Beyer would go on to write and direct yet another cult classic starring Black leads: Love Don’t Cost A Thing, starring Nick Cannon and Christina Milian. That film, also beloved by many of my peers who came of age in the early 2000s, also has a 13% Rotten Tomatoes score, compared to a 65% audience rating.
B*A*P*S did not exist in a vacuum. The film was the product of a late 90s boom in Black representation on screen, one that we’re only very recently starting to see again. Jordan Peele’s Get Out has altered the playbook in how we think about racism and white privilege. With Moonlight, whose memorable Best Picture win went down in Oscars history, Barry Jenkins created an intersectional masterpiece examining all facets of identity. On TV, Donald Glover’s Atlanta and Issa Rae’s Insecure have pushed the conversation about Black friendship and upward mobility forward. Lena Waithe is changing the face of comedy.
With all that, do we still need B*A*P*S? One doesn’t negate the other. FX’s recent show Pose has been celebrated for its groundbreaking depiction of LGBTQ+ life in 1980s New York, and its historic trans cast.

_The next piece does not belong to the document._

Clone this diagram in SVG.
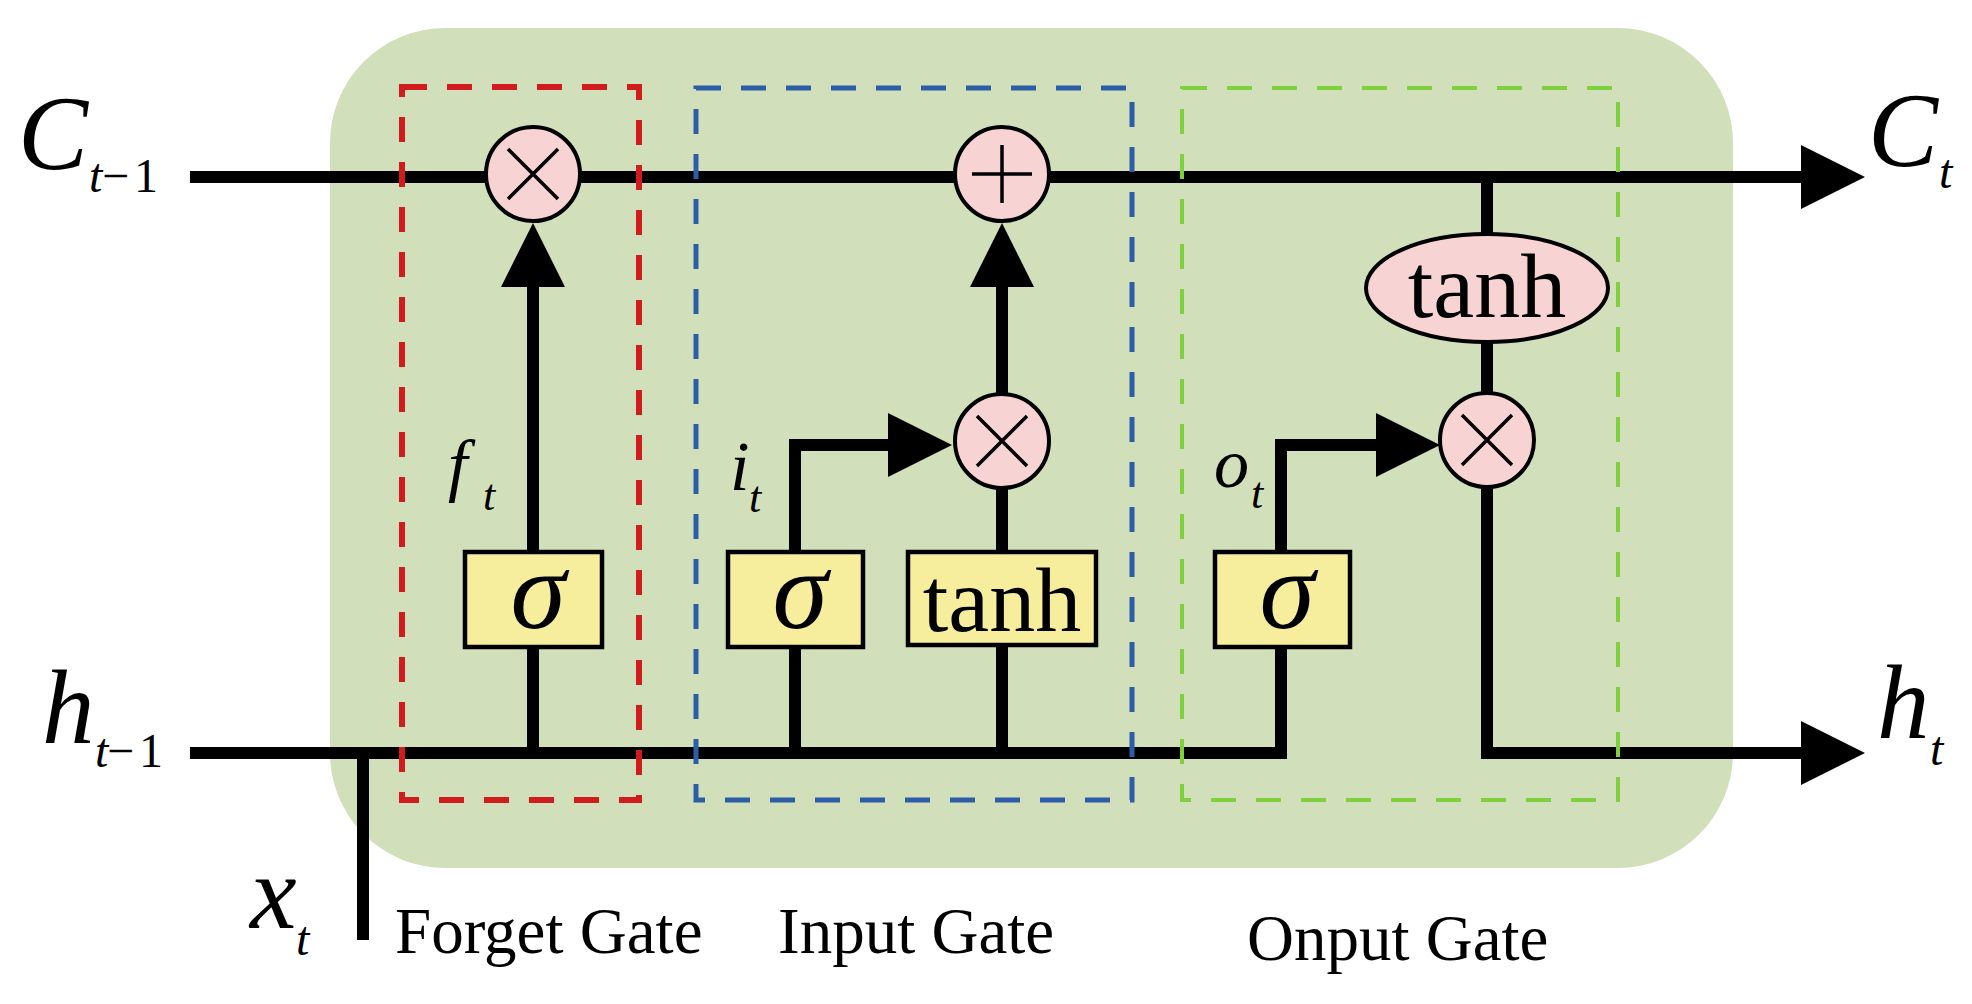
<svg xmlns="http://www.w3.org/2000/svg" width="1972" height="1004" viewBox="0 0 1972 1004">
<defs>
<marker id="arrow" markerUnits="userSpaceOnUse" markerWidth="64" markerHeight="64" viewBox="0 0 64 64" refX="1" refY="32" orient="auto">
<path d="M0,0 L64,32 L0,64 Z" fill="#000"/>
</marker>
<style>
.wire{fill:none;stroke:#000;stroke-width:12;stroke-linejoin:miter}
.op{fill:#f7d3d3;stroke:#000;stroke-width:4}
.sym{stroke:#000;stroke-width:3.5;fill:none}
.fn{fill:#f7ee9d;stroke:#000;stroke-width:4.5}
.dash{fill:none;stroke-dasharray:25 20}
.it{font-family:"Liberation Serif","Times New Roman",serif;font-style:italic;fill:#000}
.rm{font-family:"Liberation Serif","Times New Roman",serif;fill:#000}
.big{font-size:105px}
.sub{font-size:48px}
.lab{font-size:70px}
.sub2{font-size:44px}
.gate{font-size:65px}
.sig{font-size:112px;text-anchor:middle}
.tanh{font-size:92px;text-anchor:middle}
</style>
</defs>
<rect id="cell" x="330" y="28" width="1403" height="840" rx="115" ry="115" fill="#d2dfbb"/>

<g id="connectors">
<path class="wire" d="M190,177 H1802" marker-end="url(#arrow)"/>
<path class="wire" d="M190,753 H1281 V647"/>
<path class="wire" d="M363,940 V753"/>
<path class="wire" d="M533,753 V647"/>
<path class="wire" d="M533,552 V286" marker-end="url(#arrow)"/>
<path class="wire" d="M795,753 V647"/>
<path class="wire" d="M795,552 V445 H889" marker-end="url(#arrow)"/>
<path class="wire" d="M1002,753 V645"/>
<path class="wire" d="M1002,552 V488"/>
<path class="wire" d="M1002,394 V286" marker-end="url(#arrow)"/>
<path class="wire" d="M1281,552 V445 H1377" marker-end="url(#arrow)"/>
<path class="wire" d="M1487,177 V234"/>
<path class="wire" d="M1487,342 V393"/>
<path class="wire" d="M1487,487 V753 H1802" marker-end="url(#arrow)"/>
</g>

<g id="gate-boxes">
<rect id="forget-box" class="dash" x="402" y="87" width="237" height="713" stroke="#d01c1c" stroke-width="6"/>
<rect id="input-box" class="dash" x="696" y="88" width="436" height="712" stroke="#2c5ea8" stroke-width="5"/>
<rect id="output-box" class="dash" x="1182" y="88" width="436" height="712" stroke="#7fd03e" stroke-width="4"/>
</g>

<g id="forget-mul">
<circle class="op" cx="533" cy="174" r="47"/>
<path class="sym" d="M508,149 L558,199 M558,149 L508,199"/>
</g>
<g id="forget-sigma">
<rect class="fn" x="465" y="552" width="137" height="95"/>
<text class="it sig" x="538" y="628">σ</text>
</g>
<g id="input-sigma">
<rect class="fn" x="728" y="552" width="135" height="95"/>
<text class="it sig" x="800" y="628">σ</text>
</g>
<g id="input-tanh">
<rect class="fn" x="908" y="552" width="188" height="93"/>
<text class="rm tanh" x="1002" y="631">tanh</text>
</g>
<g id="input-mul">
<circle class="op" cx="1002" cy="441" r="47"/>
<path class="sym" d="M977,416 L1027,466 M1027,416 L977,466"/>
</g>
<g id="add">
<circle class="op" cx="1002" cy="174" r="47"/>
<path class="sym" d="M972,174 H1032 M1002,145 V203"/>
</g>
<g id="output-sigma">
<rect class="fn" x="1215" y="552" width="135" height="95"/>
<text class="it sig" x="1287" y="628">σ</text>
</g>
<g id="output-tanh">
<ellipse class="op" cx="1487" cy="288" rx="121" ry="54"/>
<text class="rm tanh" x="1487" y="317">tanh</text>
</g>
<g id="output-mul">
<circle class="op" cx="1487" cy="440" r="47"/>
<path class="sym" d="M1462,415 L1512,465 M1512,415 L1462,465"/>
</g>

<g id="labels">
<text class="it big" x="18" y="169">C</text>
<text class="sub" y="192"><tspan class="it" x="89">t</tspan><tspan class="rm" x="102">−</tspan><tspan class="rm" x="134">1</tspan></text>
<text class="it big" x="1868" y="166">C</text>
<text class="it sub" x="1939" y="188">t</text>
<text class="it big" x="42" y="743">h</text>
<text class="sub" y="767"><tspan class="it" x="95">t</tspan><tspan class="rm" x="107">−</tspan><tspan class="rm" x="139">1</tspan></text>
<text class="it big" x="1877" y="738">h</text>
<text class="it sub" x="1930" y="765">t</text>
<text class="it big" x="250" y="928">x</text>
<text class="it sub" x="296" y="955">t</text>
<text class="it lab" x="448" y="488">f</text>
<text class="it sub2" x="483" y="510">t</text>
<text class="it lab" x="730" y="490">i</text>
<text class="it sub2" x="749" y="512">t</text>
<text class="it lab" x="1214" y="487">o</text>
<text class="it sub2" x="1251" y="508">t</text>
<text class="rm gate" x="395" y="953">Forget Gate</text>
<text class="rm gate" x="778" y="953">Input Gate</text>
<text class="rm gate" x="1247" y="960">Onput Gate</text>
</g>
</svg>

It has sparked a much-needed conversation about representation of trans and gender nonconforming people on television and film. But does that progress also mean future midnight screenings of The Rocky Horror Picture Show are cancelled? Why deprive yourself of a blonde Halle Berry in a denim crop top/skirt combo? B*A*P*S may be as dated as the outfit, but sometimes it’s nice to look back and remember, knowing we can do better now.